Oregon Lawmaker Files Ethics Complaint Against Union Lobbyist

At issue: a debate whether employees who get COVID-19 should automatically receive workers’ compensation benefits.

Along Northeast Prescott Street. (Brian Burk)

State Rep. Daniel Bonham (R-The Dalles) filed an ethics complaint Sept. 2 against Jeff Anderson, a lobbyist for United Food & Commercial Workers Local 555, over Anderson's comments to the NW Labor Press about whether employees who get COVID-19 should automatically receive workers' compensation benefits.

That's a divisive issue in Salem ("Virus Proof," WW, July 29, 2020), and the union, which represents grocery workers, says it's a key issue for its members.

Bonham says Anderson "clearly implied that UFCW's political contributions in the 2020 election cycle would be tied to whether legislators signed a letter expressing support for one of the organization's top legislative priorities." That could violate Oregon ethics laws against trading campaign contributions for influence.
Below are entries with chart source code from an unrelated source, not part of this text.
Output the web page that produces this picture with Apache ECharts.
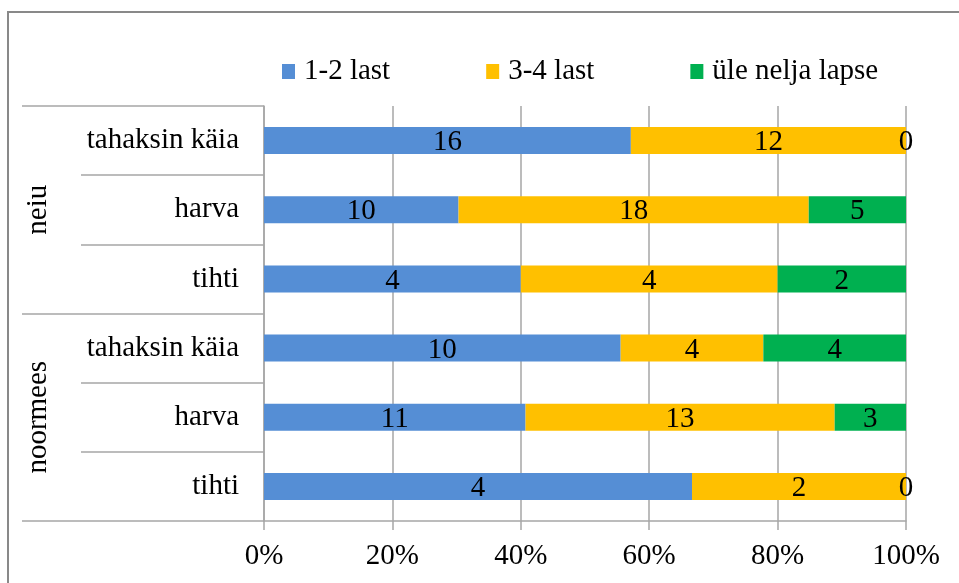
<!DOCTYPE html>
<html>
<head>
<meta charset="utf-8">
<script src="https://cdn.jsdelivr.net/npm/echarts@6/dist/echarts.min.js"></script>
<style>
  html, body { margin: 0; padding: 0; background: #fff; }
  #chart { width: 959px; height: 583px; }
</style>
</head>
<body>
<div id="chart"></div>
<script>
// rows top to bottom
const groups = ['neiu', 'noormees'];
const categories = ['tahaksin käia', 'harva', 'tihti', 'tahaksin käia', 'harva', 'tihti'];
const seriesNames = ['1-2 last', '3-4 last', 'üle nelja lapse'];
const counts12 = [16, 10, 4, 10, 11, 4];
const counts34 = [12, 18, 4, 4, 13, 2];
const countsOver4 = [0, 5, 2, 4, 3, 0];
const xTicks = [0, 20, 40, 60, 80, 100];

const colors = ['#558ed5', '#ffc000', '#00b050'];
const font = 'Liberation Serif';
const fs = 29;
const gray = '#a6a6a6';

const allCounts = [counts12, counts34, countsOver4];
const totals = categories.map((c, i) => counts12[i] + counts34[i] + countsOver4[i]);

const chart = echarts.init(document.getElementById('chart'));

const series = allCounts.map((arr, s) => ({
  name: seriesNames[s],
  type: 'bar',
  stack: 'total',
  yAxisIndex: 0,
  barWidth: 27,
  itemStyle: { color: colors[s] },
  label: {
    show: true,
    position: 'inside',
    offset: [0, 2],
    fontFamily: font,
    fontSize: fs,
    color: '#000',
    formatter: p => arr[p.dataIndex]
  },
  emphasis: { disabled: true },
  data: arr.map((v, i) => v / totals[i] * 100)
}));

chart.setOption({
  animation: false,
  textStyle: { fontFamily: font },
  graphic: [{
    type: 'rect',
    shape: { x: 8, y: 12, width: 1000, height: 640 },
    style: { fill: 'none', stroke: '#898989', lineWidth: 2 },
    silent: true
  }],
  legend: {
    top: 52,
    left: 277,
    itemWidth: 13,
    itemHeight: 15,
    itemGap: 96,
    icon: 'rect',
    textStyle: { fontFamily: font, fontSize: fs, color: '#000', padding: [0, 0, 0, 4] },
    data: seriesNames
  },
  grid: { left: 264, right: 53, top: 106, bottom: 62 },
  xAxis: {
    type: 'value',
    min: xTicks[0],
    max: xTicks[xTicks.length - 1],
    interval: 20,
    axisLine: { show: true, lineStyle: { color: gray, width: 1.5 } },
    axisTick: { show: true, length: 9, lineStyle: { color: gray, width: 1.5 } },
    splitLine: { show: true, lineStyle: { color: gray, width: 1.5 } },
    axisLabel: {
      fontFamily: font, fontSize: fs, color: '#000', margin: 21,
      formatter: '{value}%'
    }
  },
  yAxis: [{
    type: 'category',
    inverse: true,
    data: categories,
    axisLine: { show: true, lineStyle: { color: gray, width: 1.5 } },
    axisTick: { show: true, interval: 0, length: 183, lineStyle: { color: gray, width: 1.5 } },
    axisLabel: { interval: 0, fontFamily: font, fontSize: fs, color: '#000', margin: 25, padding: [5, 0, 0, 0] }
  }, {
    type: 'category',
    inverse: true,
    position: 'left',
    offset: 0,
    data: groups,
    axisLine: { show: false },
    axisTick: { show: true, interval: 0, length: 242, lineStyle: { color: gray, width: 1.5 } },
    axisLabel: { interval: 0, rotate: 90, fontFamily: font, fontSize: fs, color: '#000', margin: 211 }
  }],
  series: series
});
</script>
</body>
</html>
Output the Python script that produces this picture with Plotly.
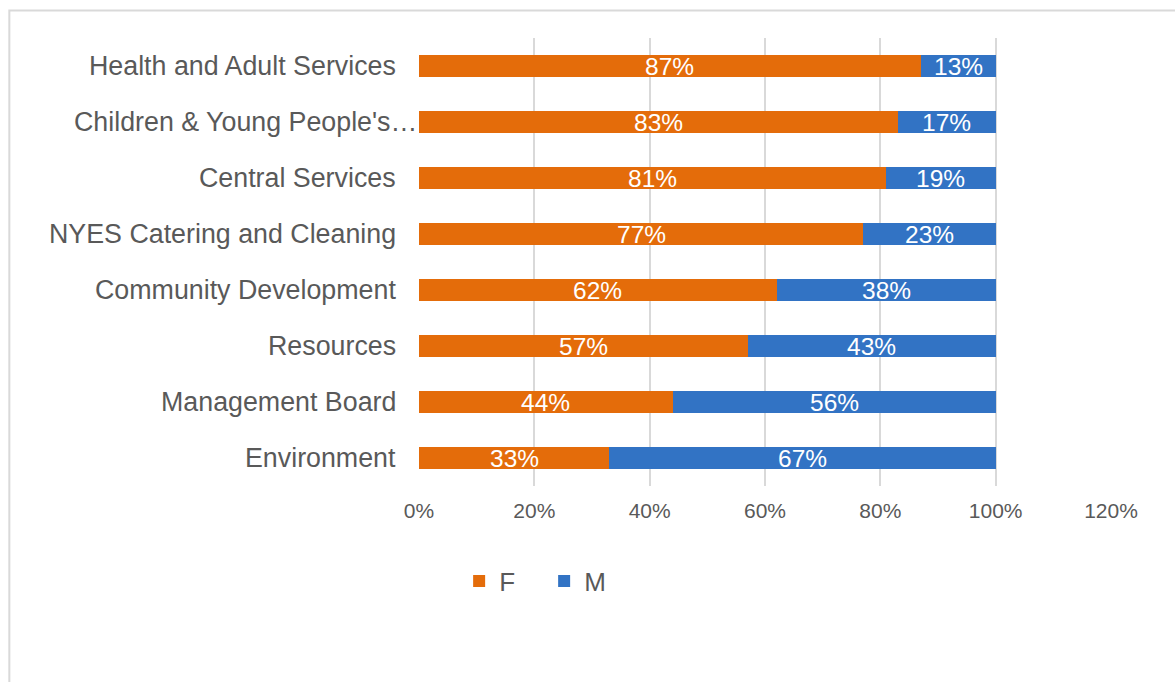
import plotly.graph_objects as go

# Workforce gender split by directorate (share of headcount)
directorates = [
    "Environment",
    "Management Board",
    "Resources",
    "Community Development",
    "NYES Catering and Cleaning",
    "Central Services",
    "Children & Young People's…",
    "Health and Adult Services",
]
female = [0.33, 0.44, 0.57, 0.62, 0.77, 0.81, 0.83, 0.87]
male = [0.67, 0.56, 0.43, 0.38, 0.23, 0.19, 0.17, 0.13]

x_ticks = [0, 0.2, 0.4, 0.6, 0.8, 1.0, 1.2]

ORANGE = "#E46C0A"
BLUE = "#3273C4"
GREY_TEXT = "#595959"
GRID = "#D9D9D9"
FONT = "Liberation Sans, Arial, sans-serif"

fig = go.Figure()
fig.add_trace(go.Bar(
    y=directorates, x=female, name="F", orientation="h",
    marker=dict(color=ORANGE, line=dict(width=0)), textposition="none",
))
fig.add_trace(go.Bar(
    y=directorates, x=male, name="M", orientation="h",
    marker=dict(color=BLUE, line=dict(width=0)), textposition="none",
))

annotations = []
# Segment value labels, centred in each stacked segment
for cat, f, m in zip(directorates, female, male):
    for xc, v in ((f / 2, f), (f + m / 2, m)):
        annotations.append(dict(
            x=xc, y=cat, xref="x", yref="y", text=f"{round(v * 100)}%",
            showarrow=False, font=dict(family=FONT, size=24.5, color="white"),
            xanchor="center", yanchor="middle",
        ))

# Category labels, right-aligned against the axis; a truncated name
# lets its ellipsis hang past the right edge of the label column
for cat in directorates:
    hang = 21 if cat.endswith("…") else 0
    annotations.append(dict(
        x=0, y=cat, xref="x", yref="y", text=cat, showarrow=False,
        xanchor="right", yanchor="middle", xshift=-21 + hang,
        font=dict(family=FONT, size=26.8, color=GREY_TEXT),
    ))

fig.update_layout(
    width=1175, height=682,
    barmode="stack", bargap=0.6,
    paper_bgcolor="white", plot_bgcolor="white",
    margin=dict(l=419, r=63.5, t=38, b=196),
    font=dict(family=FONT, color=GREY_TEXT),
    annotations=annotations,
    showlegend=True,
    legend=dict(
        orientation="h", x=0.058, y=-0.212, xanchor="left", yanchor="middle",
        font=dict(family=FONT, size=26, color=GREY_TEXT),
        entrywidth=40, entrywidthmode="pixels", itemwidth=30,
        traceorder="normal",
    ),
    shapes=[
        # chart frame (its top and left edges fall inside the page)
        dict(type="rect", xref="paper", yref="paper",
             x0=-0.592, x1=1.2, y0=-0.6, y1=1.0614,
             line=dict(color=GRID, width=2), layer="below"),
    ],
)
fig.update_xaxes(
    range=[0, 1.2], tickvals=x_ticks, tickformat=".0%",
    showgrid=True, gridcolor=GRID, gridwidth=1.5,
    zeroline=False, showline=False,
    tickfont=dict(family=FONT, size=21, color=GREY_TEXT),
    ticklabelstandoff=10, fixedrange=True,
)
fig.update_yaxes(
    showgrid=False, zeroline=False, showline=False,
    showticklabels=False, fixedrange=True,
)

fig.write_html("out.html")
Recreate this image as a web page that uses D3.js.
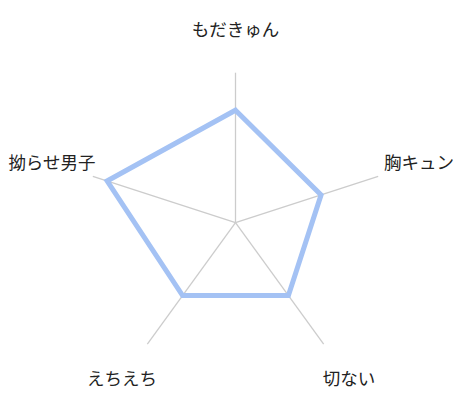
<!DOCTYPE html>
<html>
<head>
<meta charset="utf-8">
<script src="https://cdn.jsdelivr.net/npm/d3@7"></script>
<style>
body { margin: 0; background: #fff; }
text { font-family: "Noto Sans CJK JP", sans-serif; }
</style>
</head>
<body>
<svg width="464" height="404"></svg>
<script>
// axis labels, clockwise from the top
var categories = ["もだきゅん", "胸キュン", "切ない", "えちえち", "拗らせ男子"];
var values = [0.75, 0.6, 0.6, 0.6, 0.9];
var maxValue = 1;

var svg = d3.select("svg"),
    cx = 235.5, cy = 222.7, radius = 150, labelRadius = 193;

var r = d3.scaleLinear().domain([0, maxValue]).range([0, radius]);
var angle = d3.scaleLinear().domain([0, categories.length]).range([0, 2 * Math.PI]);

var g = svg.append("g").attr("transform", `translate(${cx},${cy})`);

function pt(i, d) {
    var a = angle(i);
    return [d * Math.sin(a), -d * Math.cos(a)];
}

g.selectAll("line.axis")
    .data(categories)
    .enter().append("line")
    .attr("class", "axis")
    .attr("x1", 0).attr("y1", 0)
    .attr("x2", (d, i) => pt(i, r(maxValue))[0])
    .attr("y2", (d, i) => pt(i, r(maxValue))[1])
    .attr("stroke", "#cccccc")
    .attr("stroke-width", 1.3);

var line = d3.lineRadial()
    .angle((d, i) => angle(i))
    .radius(d => r(d))
    .curve(d3.curveLinearClosed);

g.append("path")
    .datum(values)
    .attr("d", line)
    .attr("fill", "none")
    .attr("stroke", "#a4c2f4")
    .attr("stroke-width", 5)
    .attr("stroke-linejoin", "miter");

g.selectAll("text.label")
    .data(categories)
    .enter().append("text")
    .attr("class", "label")
    .attr("x", (d, i) => pt(i, labelRadius)[0])
    .attr("y", (d, i) => pt(i, labelRadius)[1] - 1.5)
    .attr("text-anchor", "middle")
    .attr("dominant-baseline", "central")
    .attr("font-size", 17.5)
    .attr("fill", "#222")
    .text(d => d);
</script>
</body>
</html>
Anderson says he was merely describing what the priorities for the union would be.

"Suggesting that a union can't describe its legislative agenda is a baseless complaint," he tells WW. "Rep. Bonham knows it's baseless because if it did have merit, he himself would be in violation of taking money from a number of organizations that very explicitly telegraph their expectations of legislators: Koch Industries, the gun lobby, and the financial sector, to name a few."

The complaint is under preliminary review by the Oregon Government Ethics Commission.